Women told the group's researchers that they had been shackled while pregnant, missed appointments for mammograms and Pap smears or failed to receive prenatal care while in immigration custody.

"This overall approach, as well as specific restrictions on Pap smears, hormonal contraception, and access to specialist care, undermined the health of a number of women," according to the Human Rights Watch report.

Some inmates and former detainees told advocates that they eventually dropped their requests for medical care or refused follow-up treatment to avoid being shackled in transit or because they believed their attempts to obtain adequate care were futile. They also reported that security officers inhibited their access to medical care by refusing to call medical staff or violating their privacy by openly discussing their health problems and observing medical exams.

A former detainee who spent 11 months in ICE custody said she and fellow inmates languished without proper care in four different county jails in Florida. Mentally ill women were sent to solitary confinement, sleeping inmates weren't wakened when medications were distributed and guards refused supplies to menstruating women, said Marlene Jaggernauth, 43, a native of Trinidad. She said her own request to see a gynecologist needed approval from ICE officials in Washington, which never came.

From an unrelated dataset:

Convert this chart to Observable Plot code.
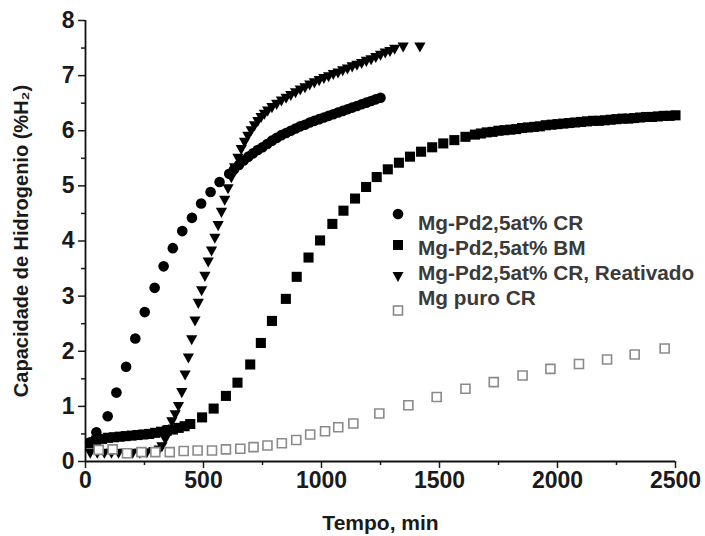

"Part of the problem is that officers are not trained and they don't really understand what a detainee means," said Jaggernauth, whose case was finally resolved in June, five years after she was initially detained in 2003. "They think that all immigration detainees are just going to be deported, so they can be ignored."

Advocates allege that the inadequate medical care may have contributed to the deaths of some detainees in ICE custody or soon after their release. FIAC's report cites the deaths of two men whose cancers went untreated, a man whose cardiac infection went untreated, an elderly Haitian minister who was hospitalized in leg restraints after being accused of faking his violent vomiting and a young Haitian man who suffered from seizures and psychiatric problems.

According to ICE, 77 immigrants have died in detention in the last five fiscal years, although it did not specify the causes.

Advocates are not alone in criticizing ICE health care for detainees. The Department of Homeland Security's Office of Inspector General found instances of noncompliance with medical standards in 2006 and 2008 audits.